Cell phones as thin and flex­ible as a sheet of paper. Energy-​​storing house paint. Roll-​​up touch screen dis­plays. These are the sorts of devices that the engi­neering industry is preparing for and expecting. But if any of them is to work, said North­eastern Uni­ver­sity mechan­ical and indus­trial engi­neering pro­fessor Yung Joon Jung, experts also need to create a thin and flex­ible energy-​​storage system. His lab has devel­oped such a system.

In a recently pub­lished article in the journal Sci­en­tific Reports, Jung and col­leagues from North­eastern and Rice Uni­ver­sity pre­sented their design of a flex­ible and trans­parent super­ca­pac­itor, a device that stores energy as an elec­trical field instead of a chem­ical reac­tion, as bat­teries do. As such, it is a prime energy-​​storage can­di­date for the thin, flex­ible devices of the future.

The tech­nology is based on a nano­ma­te­rial devel­oped in Jung’s lab two years ago, which they call a nanocup. One of the per­ceived advan­tages of nan­otubes, Jung explained, is the poten­tial to fill them with other mate­rials, such as elec­trolyte in the case of a super­ca­pac­itor.

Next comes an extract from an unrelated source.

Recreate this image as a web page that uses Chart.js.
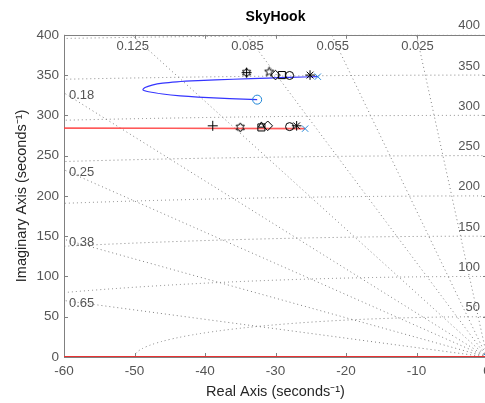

The inner capacity of nan­otubes has turned out to be too small to achieve this capa­bility, ”but if you have a cup,” Jung said, pointing to his own coffee mug, “you can put any­thing in it you want.”

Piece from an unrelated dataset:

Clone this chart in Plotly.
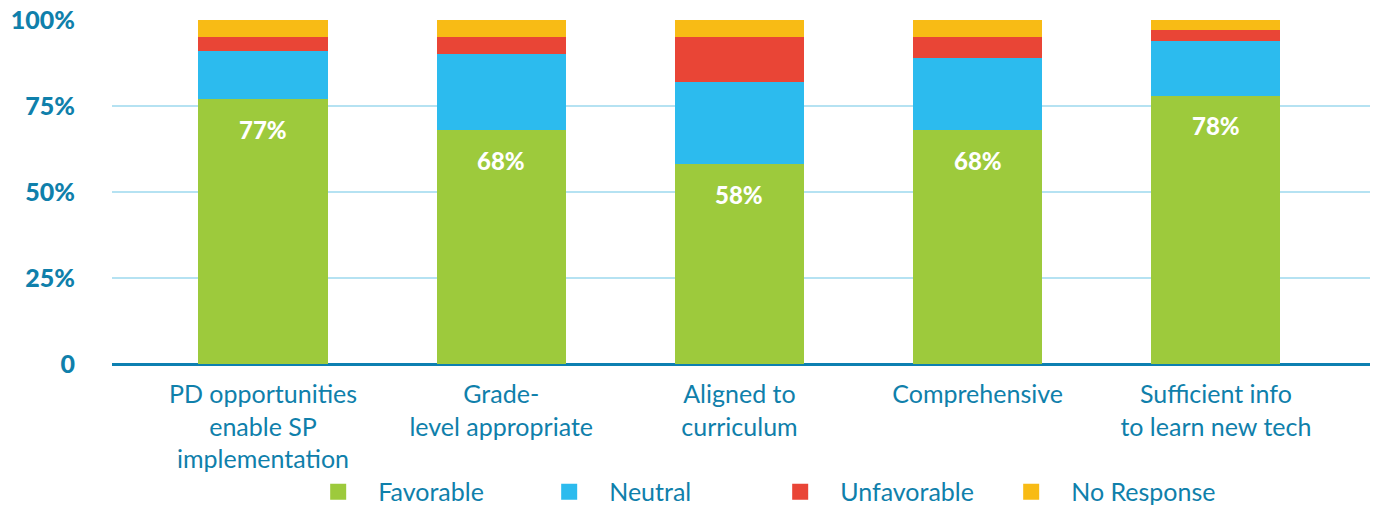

The first step to making a nanocup is etching nanoscopic divots into an alu­minum film through oxi­da­tion. By tweaking the voltage and time of this process, researchers can tailor the size of the cups. The second step is to layer carbon atoms onto the alu­minum mold using stan­dard carbon nan­otube technology.

Hyun­y­oung Jung, the first author on the paper and a post­doc­toral researcher in Pro­fessor Jung’s lab, has a back­ground in polymer chem­istry. He empha­sized that the new supercapacitor’s nov­elty derives from the large sur­face area and the open tex­tured sur­face of the nanocups. This mor­phology allows them to come into greater con­tact with the elec­trolyte, which drives the for­ma­tion of an elec­trical field and thus the energy storage functionality.

The super­ca­pac­itor, which has not yet been opti­mized, is able to store energy and pro­vide power at levels com­pa­rable to other devices. The dif­fer­ence, how­ever, is its ability to be incor­po­rated into thin film devices. “If we give up trans­parency and mechan­ical flex­i­bility,” Jung said, “we can easily go to that level of com­mer­cially avail­able devices. But my goal is not to lose these two qual­i­ties and simul­ta­ne­ously develop high-​​performance energy devices.”

The research team has already used a flex­ible and trans­parent pro­to­type to power a light. The group plans to make con­tinued improve­ments in power gen­er­a­tion and energy storage.